Materials provided:

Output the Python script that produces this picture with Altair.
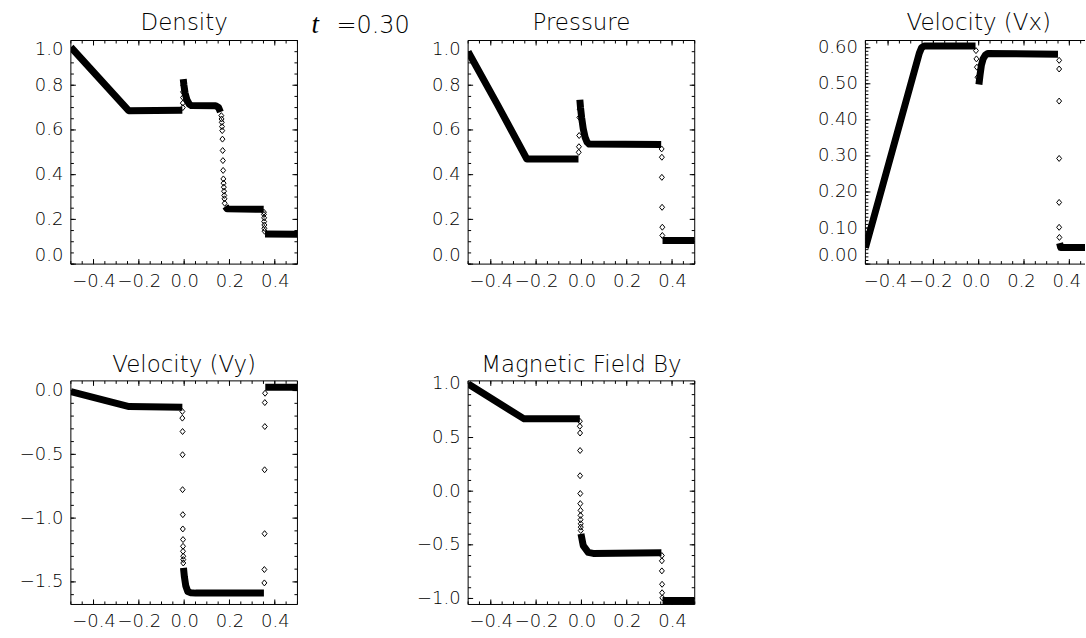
import altair as alt
import pandas as pd

FONT = "DejaVu Sans"
TEXT_WEIGHT = 300

# Shared horizontal axis
X_DOMAIN = [-0.5, 0.5]
X_LABEL_TICKS = [-0.4, -0.2, 0.0, 0.2, 0.4]
X_MINOR_STEP = 0.05

TIME_SYMBOL = "t"
TIME_VALUE = "=0.30"

# ---------------- Density ----------------
RHO_TITLE = "Density"
RHO_BAND_X = [-0.5, -0.245, -0.008,
              -0.004, -0.001, 0.004, 0.012, 0.022, 0.032, 0.139, 0.152, 0.160,
              0.182, 0.190, 0.351,
              0.357, 0.5]
RHO_BAND_Y = [0.97, 0.686, 0.688,
              0.827, 0.80, 0.765, 0.735, 0.716, 0.709, 0.708, 0.700, 0.680,
              0.258, 0.247, 0.245,
              0.135, 0.133]
RHO_BAND_SEG = [0, 0, 0,
                1, 1, 1, 1, 1, 1, 1, 1, 1,
                2, 2, 2,
                3, 3]
RHO_DOT_X = [-0.006, -0.006, -0.005, -0.005, -0.004,
             0.164, 0.165, 0.166, 0.167, 0.168, 0.169, 0.170, 0.171, 0.172,
             0.173, 0.174, 0.175, 0.176, 0.177, 0.178, 0.179,
             0.352, 0.352, 0.353, 0.353, 0.354, 0.354, 0.355]
RHO_DOT_Y = [0.70, 0.72, 0.745, 0.77, 0.80,
             0.664, 0.649, 0.634, 0.615, 0.597, 0.559, 0.508, 0.463, 0.419,
             0.381, 0.362, 0.344, 0.326, 0.307, 0.292, 0.272,
             0.232, 0.222, 0.207, 0.190, 0.175, 0.160, 0.147]

# ---------------- Pressure ----------------
PRS_TITLE = "Pressure"
PRS_BAND_X = [-0.5, -0.37, -0.241, -0.013,
              -0.007, -0.004, 0.001, 0.008, 0.016, 0.025, 0.034, 0.352,
              0.358, 0.5]
PRS_BAND_Y = [0.95, 0.712, 0.47, 0.47,
              0.735, 0.70, 0.655, 0.605, 0.568, 0.545, 0.537, 0.535,
              0.106, 0.106]
PRS_BAND_SEG = [0, 0, 0, 0,
                1, 1, 1, 1, 1, 1, 1, 1,
                2, 2]
PRS_DOT_X = [-0.012, -0.011, -0.010, -0.009, -0.008, -0.008,
             0.354, 0.355, 0.355, 0.356, 0.357, 0.357]
PRS_DOT_Y = [0.50, 0.525, 0.575, 0.656, 0.693, 0.716,
             0.515, 0.478, 0.388, 0.254, 0.165, 0.128]

# ---------------- Velocity (Vx) ----------------
VX_TITLE = "Velocity (Vx)"
VX_BAND_X = [-0.5, -0.262, -0.252, -0.240, -0.014,
             0.001, 0.006, 0.012, 0.020, 0.030, 0.040, 0.350,
             0.357, 0.362, 0.5]
VX_BAND_Y = [0.045, 0.585, 0.600, 0.605, 0.605,
             0.498, 0.525, 0.552, 0.570, 0.580, 0.584, 0.582,
             0.058, 0.046, 0.046]
VX_BAND_SEG = [0, 0, 0, 0, 0,
               1, 1, 1, 1, 1, 1, 1,
               2, 2, 2]
VX_DOT_X = [-0.012, -0.010, -0.008, -0.005,
            0.355, 0.355, 0.355, 0.355, 0.355, 0.355, 0.356]
VX_DOT_Y = [0.592, 0.569, 0.546, 0.518,
            0.565, 0.541, 0.452, 0.293, 0.171, 0.102, 0.074]

# ---------------- Velocity (Vy) ----------------
VY_TITLE = "Velocity (Vy)"
VY_BAND_X = [-0.5, -0.243, -0.008,
             -0.003, 0.001, 0.007, 0.016, 0.030, 0.050, 0.352,
             0.358, 0.5]
VY_BAND_Y = [-0.008, -0.125, -0.13,
             -1.39, -1.46, -1.53, -1.575, -1.586, -1.588, -1.588,
             0.026, 0.026]
VY_BAND_SEG = [0, 0, 0,
               1, 1, 1, 1, 1, 1, 1,
               2, 2]
VY_DOT_X = [-0.008, -0.008, -0.007, -0.007, -0.007, -0.006, -0.006,
            -0.005, -0.005, -0.005, -0.004, -0.004, -0.004,
            0.354, 0.354, 0.355, 0.355, 0.356, 0.356, 0.357]
VY_DOT_Y = [-0.164, -0.216, -0.321, -0.503, -0.777, -0.973, -1.085,
            -1.168, -1.221, -1.260, -1.299, -1.325, -1.352,
            -1.508, -1.403, -1.122, -0.621, -0.282, -0.094, -0.021]

# ---------------- Magnetic Field By ----------------
BY_TITLE = "Magnetic Field By"
BY_BAND_X = [-0.5, -0.253, -0.007,
             -0.002, 0.008, 0.030, 0.052, 0.353,
             0.358, 0.5]
BY_BAND_Y = [1.0, 0.674, 0.674,
             -0.398, -0.508, -0.571, -0.58, -0.575,
             -1.019, -1.019]
BY_BAND_SEG = [0, 0, 0,
               1, 1, 1, 1, 1,
               2, 2]
BY_DOT_X = [-0.007, -0.007, -0.006, -0.006, -0.006, -0.005, -0.005,
            -0.004, -0.004, -0.004, -0.003, -0.003, -0.003,
            0.355, 0.355, 0.355, 0.356, 0.356, 0.357]
BY_DOT_Y = [0.652, 0.605, 0.542, 0.379, 0.144, -0.022, -0.116,
            -0.179, -0.226, -0.266, -0.304, -0.335, -0.367,
            -0.60, -0.649, -0.743, -0.868, -0.947, -0.994]

PANEL_W = 227
PANEL_H = 224
CUT_W = 220            # the right-hand panel runs off the page edge
DIAMOND = "M-0.83,0L0,-1L0.83,0L0,1Z"
MAJOR_LEN = 5
MINOR_LEN = 3


def steps(lo, hi, step):
    n = int(round((hi - lo) / step))
    return [round(lo + k * step, 6) for k in range(n + 1)]


def rule(df=None, **enc):
    src = df if df is not None else pd.DataFrame({"k": [0]})
    return alt.Chart(src).mark_rule(color="black", strokeWidth=1).encode(**enc)


def panel(title, bx, by, bseg, dx, dy, y_domain, y_major, y_minor, y_fmt,
          title_y, width=PANEL_W, extra=()):
    x_hi = X_DOMAIN[0] + (X_DOMAIN[1] - X_DOMAIN[0]) * width / PANEL_W
    xs = alt.Scale(domain=[X_DOMAIN[0], x_hi], nice=False, zero=False)
    ys = alt.Scale(domain=y_domain, nice=False, zero=False)
    label_style = dict(labelOverlap=False, labelFontSize=18, labelFont=FONT,
                       labelFontWeight=TEXT_WEIGHT, labelColor="black",
                       labelPadding=8, title=None, ticks=False, domain=False,
                       grid=False)
    x_axis = alt.Axis(values=X_LABEL_TICKS, format=".1f", labelFlush=False,
                      labelOffset=-3 if width < PANEL_W else 0, **label_style)
    y_axis = alt.Axis(values=y_major, format=y_fmt, labelFlush=True, **label_style)
    X = alt.X("x:Q", scale=xs, axis=x_axis)
    Y = alt.Y("y:Q", scale=ys, axis=y_axis)

    band_df = pd.DataFrame({"x": bx, "y": by, "seg": bseg})
    band_df["i"] = range(len(band_df))
    band = alt.Chart(band_df).mark_line(
        color="black", strokeWidth=7, strokeJoin="round", clip=True
    ).encode(x=X, y=Y, detail="seg:N", order="i:Q")

    dots = alt.Chart(pd.DataFrame({"x": dx, "y": dy})).mark_point(
        shape=DIAMOND, size=36, filled=False, color="black", strokeWidth=1,
        opacity=1, clip=True
    ).encode(x=X, y=Y)

    head = alt.Chart(pd.DataFrame({"s": [title]})).mark_text(
        font=FONT, fontSize=23, fontWeight=TEXT_WEIGHT, align="center",
        baseline="alphabetic", color="black"
    ).encode(x=alt.value(PANEL_W / 2), y=alt.value(title_y), text="s:N")

    layers = [band, dots, head]

    # frame
    layers.append(rule(x=alt.value(0), x2=alt.value(width), y=alt.value(0)))
    layers.append(rule(x=alt.value(0), x2=alt.value(width), y=alt.value(PANEL_H)))
    layers.append(rule(x=alt.value(0), y=alt.value(0), y2=alt.value(PANEL_H)))
    if width == PANEL_W:
        layers.append(rule(x=alt.value(PANEL_W), y=alt.value(0), y2=alt.value(PANEL_H)))

    # inward tick marks
    x_minor = [v for v in steps(X_DOMAIN[0], X_DOMAIN[1], X_MINOR_STEP) if v <= x_hi]
    x_major_df = pd.DataFrame({"x": X_LABEL_TICKS})
    x_minor_df = pd.DataFrame({"x": x_minor})
    y_major_df = pd.DataFrame({"y": y_major})
    y_minor_df = pd.DataFrame({"y": y_minor})
    for df, ln in ((x_major_df, MAJOR_LEN), (x_minor_df, MINOR_LEN)):
        for a, b in ((PANEL_H, PANEL_H - ln), (0, ln)):
            layers.append(rule(df, x=X, y=alt.value(a), y2=alt.value(b)))
    sides = [(0, 1)]
    if width == PANEL_W:
        sides.append((PANEL_W, -1))
    for df, ln in ((y_major_df, MAJOR_LEN), (y_minor_df, MINOR_LEN)):
        for a, sgn in sides:
            layers.append(rule(df, y=Y, x=alt.value(a), x2=alt.value(a + sgn * ln)))

    layers.extend(extra)
    return alt.layer(*layers).properties(width=width, height=PANEL_H)


time_symbol = alt.Chart(pd.DataFrame({"s": [TIME_SYMBOL]})).mark_text(
    font="Liberation Serif", fontStyle="italic", fontSize=27, align="left",
    baseline="alphabetic", color="black"
).encode(x=alt.value(241), y=alt.value(-8), text="s:N")
time_value = alt.Chart(pd.DataFrame({"s": [TIME_VALUE]})).mark_text(
    font=FONT, fontSize=24, fontWeight=TEXT_WEIGHT, align="left",
    baseline="alphabetic", color="black"
).encode(x=alt.value(266), y=alt.value(-8), text="s:N")

unit_major = steps(0.0, 1.0, 0.2)
unit_minor = steps(0.0, 1.0, 0.05)

rho = panel(RHO_TITLE, RHO_BAND_X, RHO_BAND_Y, RHO_BAND_SEG, RHO_DOT_X, RHO_DOT_Y,
            [0.0, 1.0], unit_major, unit_minor, ".1f", -11,
            extra=(time_symbol, time_value))
prs = panel(PRS_TITLE, PRS_BAND_X, PRS_BAND_Y, PRS_BAND_SEG, PRS_DOT_X, PRS_DOT_Y,
            [0.0, 1.0], unit_major, unit_minor, ".1f", -11)
vx = panel(VX_TITLE, VX_BAND_X, VX_BAND_Y, VX_BAND_SEG, VX_DOT_X, VX_DOT_Y,
           [0.0, 0.62], steps(0.0, 0.6, 0.1), steps(0.0, 0.62, 0.01), ".2f", -11,
           width=CUT_W)
vy = panel(VY_TITLE, VY_BAND_X, VY_BAND_Y, VY_BAND_SEG, VY_DOT_X, VY_DOT_Y,
           [-1.677, 0.076], [-1.5, -1.0, -0.5, 0.0], steps(-1.6, 0.0, 0.1), ".1f", -9)
bfield = panel(BY_TITLE, BY_BAND_X, BY_BAND_Y, BY_BAND_SEG, BY_DOT_X, BY_DOT_Y,
               [-1.056, 1.028], [-1.0, -0.5, 0.0, 0.5, 1.0], steps(-1.0, 1.0, 0.1), ".1f", -9)

chart = alt.concat(
    rho, prs, vx, vy, bfield,
    columns=3,
    spacing={"row": 117, "column": 171},
    bounds="flush",
    align="none",
).properties(
    padding={"left": 18, "top": 9, "right": 0, "bottom": 0},
    background="white",
).configure_view(
    stroke="transparent"
)

chart.save("out.html", embed_options={"renderer": "svg", "actions": False})
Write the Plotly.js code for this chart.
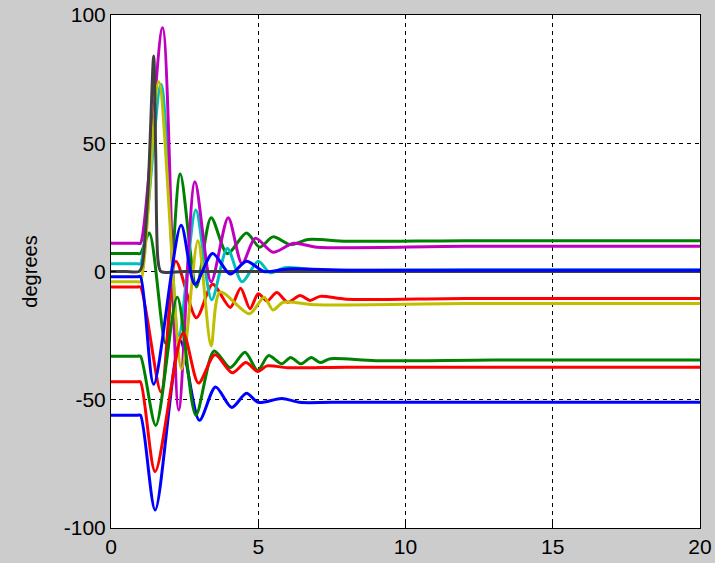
<!DOCTYPE html>
<html>
<head>
<meta charset="utf-8">
<script src="https://cdn.plot.ly/plotly-3.0.1.min.js"></script>
<style>html,body{margin:0;padding:0;background:#cccccc;}#chart{width:715px;height:563px;}</style>
</head>
<body>
<div id="chart"></div>
<script>
// Series (time in s, angle in degrees)
const blueLowT  = [0, 0.9, 1.0, 1.5, 2.35, 3.0, 3.55, 4.1, 4.6, 5.0, 5.8, 6.4, 7.5, 12, 20];
const blueLowY  = [-56, -56, -56, -93, -27, -58, -45, -53, -47.5, -51, -49.5, -51, -51, -51, -51];

const greenHighT = [0, 0.9, 1.0, 1.3, 1.85, 2.35, 2.9, 3.4, 3.95, 4.6, 5.05, 5.5, 6.1, 6.7, 8, 12, 20];
const greenHighY = [7, 7, 7, 15, -28, 38, -6, 21, 7, 15, 9.5, 13.5, 10.5, 12.5, 11.8, 12, 12];

const redHighT = [0, 0.9, 1.0, 1.7, 2.2, 2.9, 3.45, 4.05, 4.4, 4.72, 5.0, 5.3, 5.63, 6.0, 6.42, 6.76, 7.1, 8, 12, 20];
const redHighY = [-6, -6, -6, -47, 4, -18, -5, -14, -6.5, -14.5, -8.7, -11.5, -8.2, -12, -9.4, -11.3, -9.7, -10.8, -10.5, -10.5];

const cyanT = [0, 0.9, 1.0, 1.7, 2.3, 2.88, 3.42, 3.95, 4.45, 5.0, 5.4, 5.9, 7, 12, 20];
const cyanY = [3, 3, 3, 73, -25, 24, -11, 9, -4, 4, -0.5, 1.5, 0.6, 0.7, 0.7];

const magentaT = [0, 0.9, 1.0, 1.75, 2.3, 2.85, 3.4, 3.98, 4.45, 4.9, 5.5, 6.2, 7, 12, 20];
const magentaY = [11, 11, 11, 95, -54, 35, -4, 21, 3, 13, 7.5, 11, 9.5, 9.8, 9.8];

const yellowT = [0, 0.9, 1.0, 1.62, 2.4, 2.95, 3.4, 3.7, 4.7, 5.2, 5.5, 5.85, 7, 12, 20];
const yellowY = [-4, -4, -4, 74, -38, 12, -29, -8, -16.5, -10, -15, -12, -13, -12.5, -12.5];

const blackT = [0, 0.5, 0.95, 1.05, 1.25, 1.45, 1.52, 1.6, 1.7, 2.5, 5, 10, 15, 20];
const blackY = [0, 0, 0, 2, 30, 84, 45, 4, 0, 0, 0, 0, 0, 0];

const blueHighT = [0, 0.9, 1.0, 1.45, 2.38, 2.85, 3.45, 4.05, 4.6, 5.2, 6, 8, 12, 20];
const blueHighY = [-2, -2, -2, -44, 18, -5, 7, -1, 4, 0, 1, 0.5, 0.5, 0.5];

const greenLowT = [0, 0.9, 1.0, 1.52, 2.25, 2.88, 3.5, 4.05, 4.55, 4.98, 5.35, 5.8, 6.1, 6.45, 6.8, 7.1, 7.45, 9, 13, 20];
const greenLowY = [-33, -33, -33, -60, -10, -56, -31, -37.5, -31.5, -38.6, -32.8, -36, -33.5, -36, -33.5, -35.5, -34, -34.8, -34.5, -34.5];

const redLowT = [0, 0.9, 1.0, 1.5, 2.45, 2.97, 3.53, 4.12, 4.58, 4.98, 5.3, 6, 8, 12, 20];
const redLowY = [-43, -43, -43, -78, -24, -43.5, -32.5, -39.5, -35.5, -39, -36.8, -37.5, -37.3, -37.3, -37.3];

const xTicks = [0, 5, 10, 15, 20];
const yTicks = [-100, -50, 0, 50, 100];

const series = [
  [blueLowT, blueLowY, '#0000ff'],
  [greenHighT, greenHighY, '#008000'],
  [redHighT, redHighY, '#ff0000'],
  [cyanT, cyanY, '#00bfbf'],
  [magentaT, magentaY, '#bf00bf'],
  [yellowT, yellowY, '#bfbf00'],
  [blackT, blackY, '#404040'],
  [blueHighT, blueHighY, '#0000ff'],
  [greenLowT, greenLowY, '#008000'],
  [redLowT, redLowY, '#ff0000']
];

const traces = series.map(s => ({
  x: s[0], y: s[1], type: 'scatter', mode: 'lines',
  line: {color: s[2], width: 3, shape: 'spline', smoothing: 0.8},
  showlegend: false, hoverinfo: 'skip'
}));

const font = {family: 'Liberation Sans, Arial, sans-serif', color: '#000000', size: 21};

const layout = {
  width: 715, height: 563,
  paper_bgcolor: '#cccccc', plot_bgcolor: '#ffffff',
  margin: {l: 111, r: 15, t: 15, b: 35},
  font: font,
  showlegend: false,
  xaxis: {
    range: [0, 20], tickvals: xTicks, ticktext: xTicks.map(String),
    showgrid: true, gridcolor: '#000000', gridwidth: 1, griddash: '4px,4px',
    zeroline: false, showline: true, mirror: true, linecolor: '#000000', linewidth: 1,
    ticks: 'inside', ticklen: 5, tickcolor: '#000000',
    tickfont: font, automargin: false
  },
  yaxis: {
    range: [-100, 100], tickvals: yTicks, ticktext: yTicks.map(String),
    showgrid: true, gridcolor: '#000000', gridwidth: 1, griddash: '4px,4px',
    zeroline: false, showline: true, mirror: true, linecolor: '#000000', linewidth: 1,
    ticks: 'inside', ticklen: 5, tickcolor: '#000000',
    tickfont: font, automargin: false,
    title: {text: 'degrees', font: {family: font.family, size: 20, color: '#000000'}, standoff: 20}
  }
};

Plotly.newPlot('chart', traces, layout, {staticPlot: true, displayModeBar: false});
</script>
</body>
</html>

Task requirements:
Keep the images out of the copy. Repeat word for word only the lines from the one containing "Write the Plotly.js code for this chart." through the one containing "-51, -51, -51];", both ends included.

Finished task:
Write the Plotly.js code for this chart.
<!DOCTYPE html>
<html>
<head>
<meta charset="utf-8">
<script src="https://cdn.plot.ly/plotly-3.0.1.min.js"></script>
<style>html,body{margin:0;padding:0;background:#cccccc;}#chart{width:715px;height:563px;}</style>
</head>
<body>
<div id="chart"></div>
<script>
// Series (time in s, angle in degrees)
const blueLowT  = [0, 0.9, 1.0, 1.5, 2.35, 3.0, 3.55, 4.1, 4.6, 5.0, 5.8, 6.4, 7.5, 12, 20];
const blueLowY  = [-56, -56, -56, -93, -27, -58, -45, -53, -47.5, -51, -49.5, -51, -51, -51, -51];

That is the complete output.